The lawsuit, filed in the United States District Court for the Northern District of California San Francisco Division, represents plaintiffs from California and Florida, alleging that Coinbase’s digital asset sales have violated state securities laws since its inception.
Plaintiffs claim that tokens such as Solana (SOL), Polygon (MATIC), Near Protocol (NEAR), Decentraland (MANA), Algorand (ALGO), Uniswap (UNI), Tezos (XTZ), and Stellar Lumens (XLM) are securities. They argue that Coinbase, by admitting to being a “Securities Broker” in its user agreement, sold digital asset securities as investment contracts or other securities.
The plaintiffs seek full rescission, statutory damages under state law, and injunctive relief through a jury trial.
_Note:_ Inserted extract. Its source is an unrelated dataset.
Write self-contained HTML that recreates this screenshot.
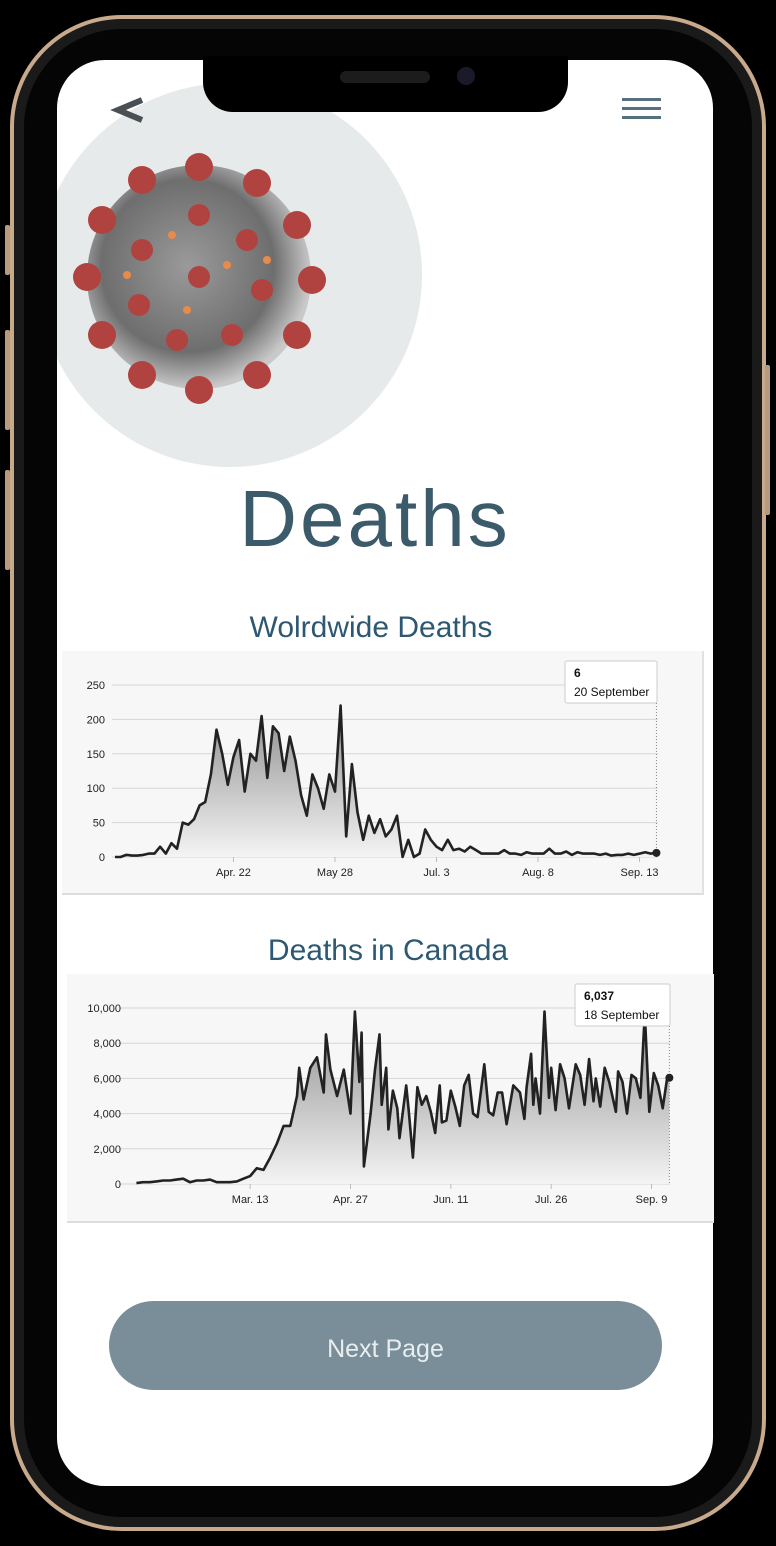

Coinbase has disputed the relevance of securities regulations, arguing that secondary crypto asset sales did not meet securities transaction criteria. This lawsuit is distinct from Coinbase’s ongoing legal battle with the U.S. Securities and Exchange Commission, which questions the classification of tokens sold on the platform as securities.
John Deaton, a crypto lawyer and current election candidate aiming to unseat Senator Elizabeth Warren, filed an amicus brief in support of a motion for interlocutory appeal on behalf of 4,701 Coinbase customers.
Despite legal challenges, Coinbase reported a strong rebound in the first quarter of 2024, with total revenue reaching $1.6 billion and net income at $1.2 billion. The exchange achieved $1 billion in adjusted earnings before interest, taxes, depreciation, and amortization, supported by market performance and the launch of spot Bitcoin exchange-traded funds.